Envestnet has long supported a core-satellite strategy of picking and choosing active versus passive based on where you can find more dispersion of performance and less correlation and where there a few adequate passive vehicles available. That could mean using passive funds for large-cap equity and active for small-cap and emerging markets, passive for government bonds, active for high-yield and emerging market debt, active for international equity and so on.
Another approach is to use a mix of active and passive for major asset classes, to have some of the cost and performance advantages of indexing with the possibility of outperformance by selecting skilled active managers who will either offset index volatility or add alpha.
A twist on all of this is to resist the tendency to pick active managers who have steadily done only a tad better or worse than an underlying index.

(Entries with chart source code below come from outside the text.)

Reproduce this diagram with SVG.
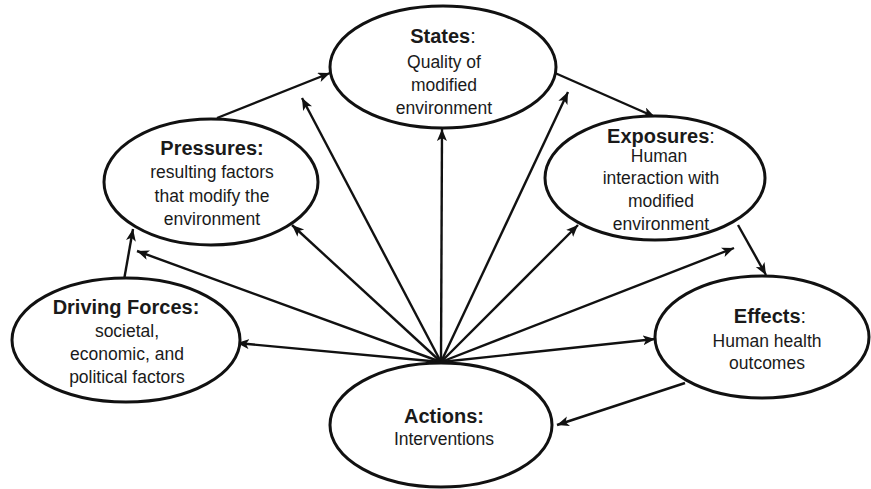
<svg xmlns="http://www.w3.org/2000/svg" width="871" height="489" viewBox="0 0 871 489">
<defs>
<style>
.node ellipse{fill:#fff;stroke:#111;stroke-width:3}
.t{font-family:"Liberation Sans",Arial,sans-serif;font-size:20px;font-weight:bold;fill:#1a1a1a;text-anchor:middle}
.b{font-family:"Liberation Sans",Arial,sans-serif;font-size:17.5px;fill:#1a1a1a;text-anchor:middle}
.n{font-weight:normal}
#edges line{stroke:#111;stroke-width:2.4;marker-end:url(#ah)}
</style>
<marker id="ah" markerUnits="userSpaceOnUse" markerWidth="14" markerHeight="11" refX="12" refY="5" orient="auto">
<path d="M0,0 L12,5 L0,10 L3,5 z" fill="#111"/>
</marker>
</defs>
<rect width="871" height="489" fill="#fff"/>
<g id="edges">
<line x1="441" y1="362" x2="237" y2="343"/>
<line x1="441" y1="362" x2="137" y2="251"/>
<line x1="441" y1="362" x2="292" y2="225"/>
<line x1="441" y1="362" x2="302" y2="98"/>
<line x1="441" y1="362" x2="442" y2="129"/>
<line x1="441" y1="362" x2="568" y2="92"/>
<line x1="441" y1="362" x2="578" y2="225"/>
<line x1="441" y1="362" x2="734" y2="248"/>
<line x1="441" y1="362" x2="655" y2="339"/>
<line x1="217" y1="118" x2="330" y2="73"/>
<line x1="555" y1="73" x2="655" y2="117"/>
<line x1="738" y1="225" x2="766" y2="275"/>
<line x1="685" y1="383" x2="557" y2="425"/>
<line x1="124" y1="280" x2="133" y2="229"/>
</g>
<g id="states" class="node">
<ellipse cx="443" cy="67" rx="113" ry="61"/>
<text class="t" x="443" y="43">States<tspan class="n">:</tspan></text>
<text class="b" x="444" y="68">Quality of</text>
<text class="b" x="444" y="91">modified</text>
<text class="b" x="444" y="114">environment</text>
</g>
<g id="pressures" class="node">
<ellipse cx="211" cy="182" rx="107" ry="63"/>
<text class="t" x="212" y="155">Pressures:</text>
<text class="b" x="212" y="178">resulting factors</text>
<text class="b" x="212" y="202">that modify the</text>
<text class="b" x="212" y="225">environment</text>
</g>
<g id="exposures" class="node">
<ellipse cx="655" cy="178" rx="110" ry="62"/>
<text class="t" x="661" y="143">Exposures<tspan class="n">:</tspan></text>
<text class="b" x="659" y="162">Human</text>
<text class="b" x="661" y="184">interaction with</text>
<text class="b" x="661" y="207">modified</text>
<text class="b" x="661" y="230">environment</text>
</g>
<g id="driving" class="node">
<ellipse cx="126" cy="340" rx="114" ry="62"/>
<text class="t" x="126" y="314">Driving Forces:</text>
<text class="b" x="127" y="337">societal,</text>
<text class="b" x="127" y="360">economic, and</text>
<text class="b" x="127" y="383">political factors</text>
</g>
<g id="effects" class="node">
<ellipse cx="762" cy="337" rx="107" ry="61"/>
<text class="t" x="770" y="323">Effects<tspan class="n">:</tspan></text>
<text class="b" x="767" y="347">Human health</text>
<text class="b" x="767" y="369">outcomes</text>
</g>
<g id="actions" class="node">
<ellipse cx="441" cy="425" rx="111" ry="62"/>
<text class="t" x="444" y="423">Actions:</text>
<text class="b" x="444" y="445">Interventions</text>
</g>
</svg>
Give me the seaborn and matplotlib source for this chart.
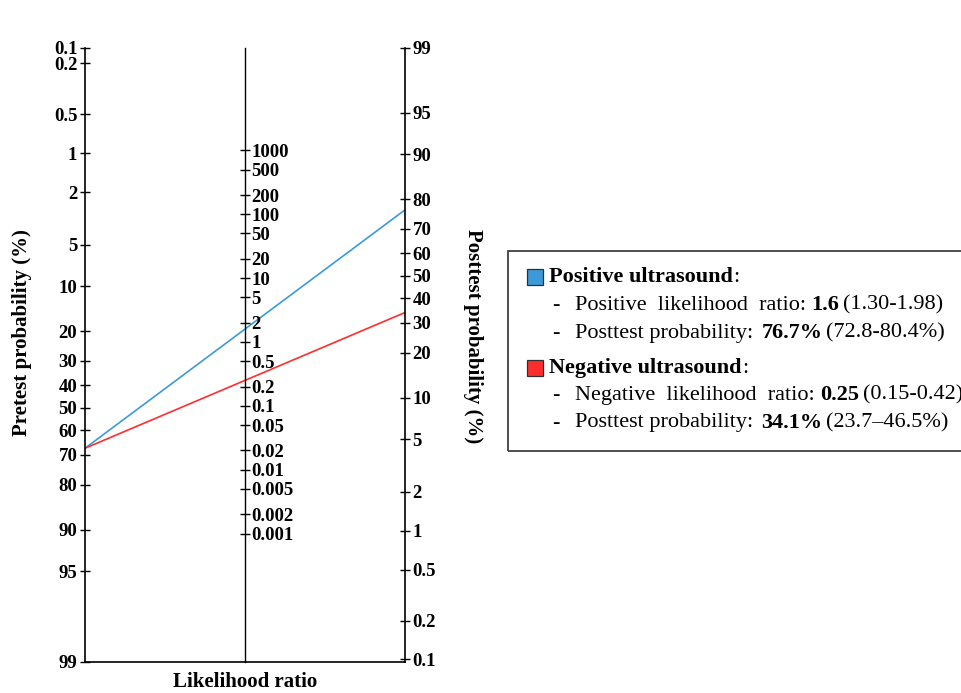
import matplotlib
matplotlib.use("Agg")
import matplotlib.pyplot as plt
import matplotlib.patches as mpatches
import seaborn as sns
import numpy as np
import pandas as pd


# data
pretest_ticks = [0.1, 0.2, 0.5, 1, 2, 5, 10, 20, 30, 40, 50, 60, 70, 80, 90, 95, 99]
posttest_ticks = [99, 95, 90, 80, 70, 60, 50, 40, 30, 20, 10, 5, 2, 1, 0.5, 0.2, 0.1]
lr_ticks = [1000, 500, 200, 100, 50, 20, 10, 5, 2, 1,
            0.5, 0.2, 0.1, 0.05, 0.02, 0.01, 0.005, 0.002, 0.001]

tests = ["Positive ultrasound", "Negative ultrasound"]
lr_names = ["Positive", "Negative"]
pretest = [67.4, 67.4]
posttest = [76.7, 34.1]
lr_values = ["1.6", "0.25"]
lr_ci = ["(1.30-1.98)", "(0.15-0.42)"]
post_ci = ["(72.8-80.4%)", "(23.7\u201346.5%)"]
colors = ["#3d9ad8", "#ff2e2e"]


# Fagan scales (logit units); the two probability scales are shifted by OFFSET
OFFSET = 1.19
YLIM = (-5.77, 5.30)


def logit(p):
    p = np.asarray(p, dtype=float) / 100
    return np.log(p / (1 - p))


def pre_y(p):
    return np.clip(-logit(p) - OFFSET, *YLIM)


def post_y(p):
    return np.clip(logit(p) + OFFSET, *YLIM)


def lr_y(v):
    return np.log(np.asarray(v, dtype=float)) / 2


def fmt(v):
    return f"{v:g}"


sns.set_style("ticks", {"axes.edgecolor": "black", "xtick.color": "black",
                        "ytick.color": "black", "text.color": "black"})
plt.rcParams["font.family"] = ["Liberation Serif", "DejaVu Serif"]

W, H = 961, 693
fig = plt.figure(figsize=(W / 100, H / 100), dpi=100)


def fx(x):
    return x / W


def fy(y):
    return 1 - y / H


ax = fig.add_axes([fx(85), 31 / H, 320 / W, 614 / H])

lines = pd.DataFrame({
    "test": np.repeat(tests, 2),
    "x": [-1, 1] * len(tests),
    "y": np.ravel([[pre_y(a), post_y(b)] for a, b in zip(pretest, posttest)]),
})
sns.lineplot(data=lines, x="x", y="y", hue="test", palette=dict(zip(tests, colors)),
             ax=ax, legend=False, lw=1.2)

ax.set_xlim(-1, 1)
ax.set_ylim(YLIM)
ax.set_xticks([])
ax.set_xlabel("")
ax.set_ylabel("")
for s in ["top", "right"]:
    ax.spines[s].set_visible(False)
for s in ["left", "bottom"]:
    ax.spines[s].set_linewidth(1.2)
ax.set_yticks(pre_y(pretest_ticks), [fmt(v) for v in pretest_ticks],
              fontweight="bold", fontsize=13.5)
ax.tick_params(axis="y", left=True, direction="inout", length=7, width=1, pad=2)

# right axis: posttest probability
ax_r = ax.twinx()
ax_r.set_ylim(YLIM)
for s in ["top", "left", "bottom"]:
    ax_r.spines[s].set_visible(False)
ax_r.spines["right"].set_linewidth(1.2)
ax_r.set_yticks(post_y(posttest_ticks), [fmt(v) for v in posttest_ticks],
                fontweight="bold", fontsize=13.5)
ax_r.tick_params(axis="y", right=True, direction="inout", length=7, width=1, pad=2)

# middle axis: likelihood ratio
ax_m = ax.twinx()
ax_m.set_ylim(YLIM)
for s in ["top", "left", "bottom"]:
    ax_m.spines[s].set_visible(False)
ax_m.spines["right"].set_position(("axes", 0.5))
ax_m.spines["right"].set_linewidth(1.0)
ax_m.set_yticks(lr_y(lr_ticks), [fmt(v) for v in lr_ticks],
                fontweight="bold", fontsize=13.5)
ax_m.tick_params(axis="y", right=True, direction="inout", length=7, width=1, pad=1)

fig.text(fx(22), fy(333), "Pretest probability (%)", rotation=90, ha="center",
         va="center", fontweight="bold", fontsize=15)
fig.text(fx(473), fy(336), "Posttest probability (%)", rotation=-90, ha="center",
         va="center", fontweight="bold", fontsize=15)
fig.text(fx(245), fy(692), "Likelihood ratio", ha="center", va="bottom",
         fontweight="bold", fontsize=15)

# legend box with the summary
LFS = 16
fig.add_artist(mpatches.Rectangle((fx(508), fy(451)), fx(600), 200 / H,
                                  transform=fig.transFigure, fill=False,
                                  ec="#404040", lw=1.3))


def row(x, y, parts):
    text, weight, _ = parts[0]
    t = fig.text(fx(x), fy(y), text, ha="left", va="center",
                 fontweight=weight, fontsize=LFS)
    for text, weight, gap in parts[1:]:
        t = ax.annotate(text, xy=(1, 0.5), xycoords=t, xytext=(gap, 0),
                        textcoords="offset points", ha="left", va="center",
                        fontweight=weight, fontsize=LFS, annotation_clip=False)


row_y = [277, 305, 333, 368, 395, 423]
for i, name in enumerate(tests):
    y0, y1, y2 = row_y[3 * i: 3 * i + 3]
    fig.add_artist(mpatches.Rectangle((fx(527), fy(y0 + 8)), 16 / W, 16 / H,
                                      transform=fig.transFigure, fc=colors[i],
                                      ec="#303030", lw=0.9))
    row(549, y0, [(name, "bold", 0), (":", "normal", 0.5)])
    fig.text(fx(552), fy(y1), "-", ha="left", va="center", fontsize=LFS)
    fig.text(fx(552), fy(y2), "-", ha="left", va="center", fontsize=LFS)
    row(575, y1, [(f"{lr_names[i]}  likelihood  ratio:", "normal", 0),
                  (lr_values[i], "bold", 4), (lr_ci[i], "normal", 2.5)])
    row(575, y2, [("Posttest probability:", "normal", 0),
                  (f"{posttest[i]:.1f}%", "bold", 6), (post_ci[i], "normal", 2.5)])

fig.savefig("out.png", dpi=100)
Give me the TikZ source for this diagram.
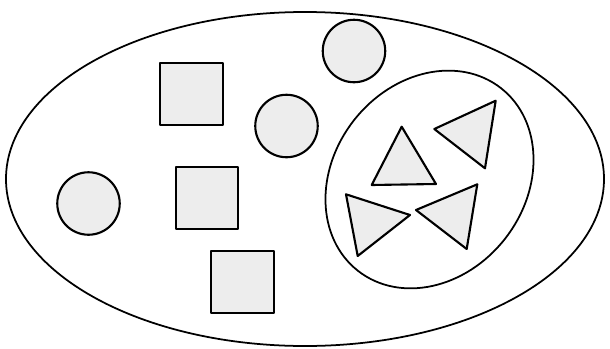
\documentclass[tikz,border=0pt]{standalone}
\usepackage{xcolor}
\usepackage{tikz}

\begin{document}
\begin{tikzpicture}[
        x=0.02cm, y=-0.02cm,
        setline/.style={draw, line width=1pt},
        elem/.style={draw, line width=1.2pt, fill=black!7, line join=round},
        sq/.style={elem, rectangle, minimum size=1.25cm, inner sep=0pt},
        dot/.style={elem, circle, minimum size=1.25cm, inner sep=0pt},
    ]
        \useasboundingbox (0,0) rectangle (610,349);
        % sets
        \draw[setline] (305,179) ellipse [x radius=299, y radius=167];
        \draw[setline, rotate around={52:(429.5,179.5)}] (429.5,179.5) ellipse [x radius=116, y radius=96];
        % squares
        \node[sq] (sqa) at (191.5,94) {};
        \node[sq] (sqb) at (207,198) {};
        \node[sq] (sqc) at (242.5,282) {};
        % circles
        \node[dot] (dota) at (88.5,203.5) {};
        \node[dot] (dotb) at (286.5,126) {};
        \node[dot] (dotc) at (354,51) {};
        % triangles
        \draw[elem] (401.7,126.7) -- (371.7,185) -- (436,184) -- cycle;
        \draw[elem] (434.3,129) -- (495.7,100.7) -- (485,168.3) -- cycle;
        \draw[elem] (346,194.3) -- (410,215) -- (357.7,256) -- cycle;
        \draw[elem] (416,210) -- (477.3,184.3) -- (466.7,249) -- cycle;
    \end{tikzpicture}
\end{document}
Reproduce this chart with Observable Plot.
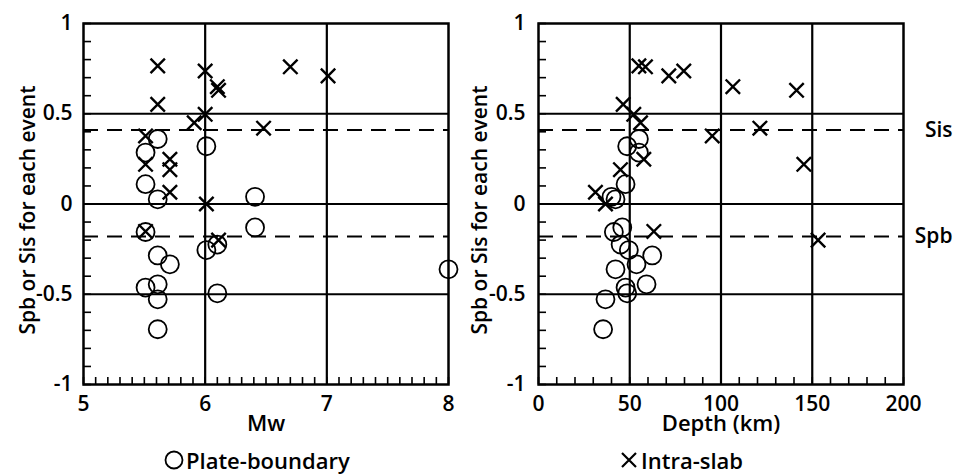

Outperforming a large-cap index by less than 1% or underperforming by less than 1% suggests that the manager is more of a closet index manager (whether by intent or not) than a true active manager. That makes justifying those fees complicated. In an odd way, it is “better” to have your active manager significantly underperform than be at the benchmark because that indicates that the manager is attempting to achieve what you are paying them for: outperformance. Yes, you may reasonably choose to liquidate a position in an underperforming manager, but in paying for active management, you do want the manager to be, well, active.
Finally, some themes and some areas of the market are still not well represented by passive vehicles. In the next decade, we may see more opportunities to create individualized ETFs that are constructed according to the theme or tax structure that an adviser and/or client seeks. That will alleviate some of the current issues of lack of appropriate vehicles, but until then, not all themes have a good index or ETF. But almost all themes have talented active managers attempting to create strong portfolios. Even in the asset classes where the average active manager underperforms, there are still active managers outperforming. They may be harder to find, but sound research can uncover them.
Too much of the debate between active and passive is represented by partisans who are “talking their book.” The two styles, in truth, are less Hatfield and McCoys and more yin and yang. Think about it: if theoretically, we woke up tomorrow and all investing were passive, there would be no stock movement, no alpha, no nothing. The only movement in prices would come from the flow of money in and out. Why mention this? The reason so many passive funds beat active is that active funds are managed by people who make mistakes or see their decisions go awry. Passive investing is thus the flip side of active and can only do well in a universe where there are active managers picking and choosing. Passive and active investing are thus twined, and the best strategy is to use both wisely and filter out the noise advocating one at the expense of the other.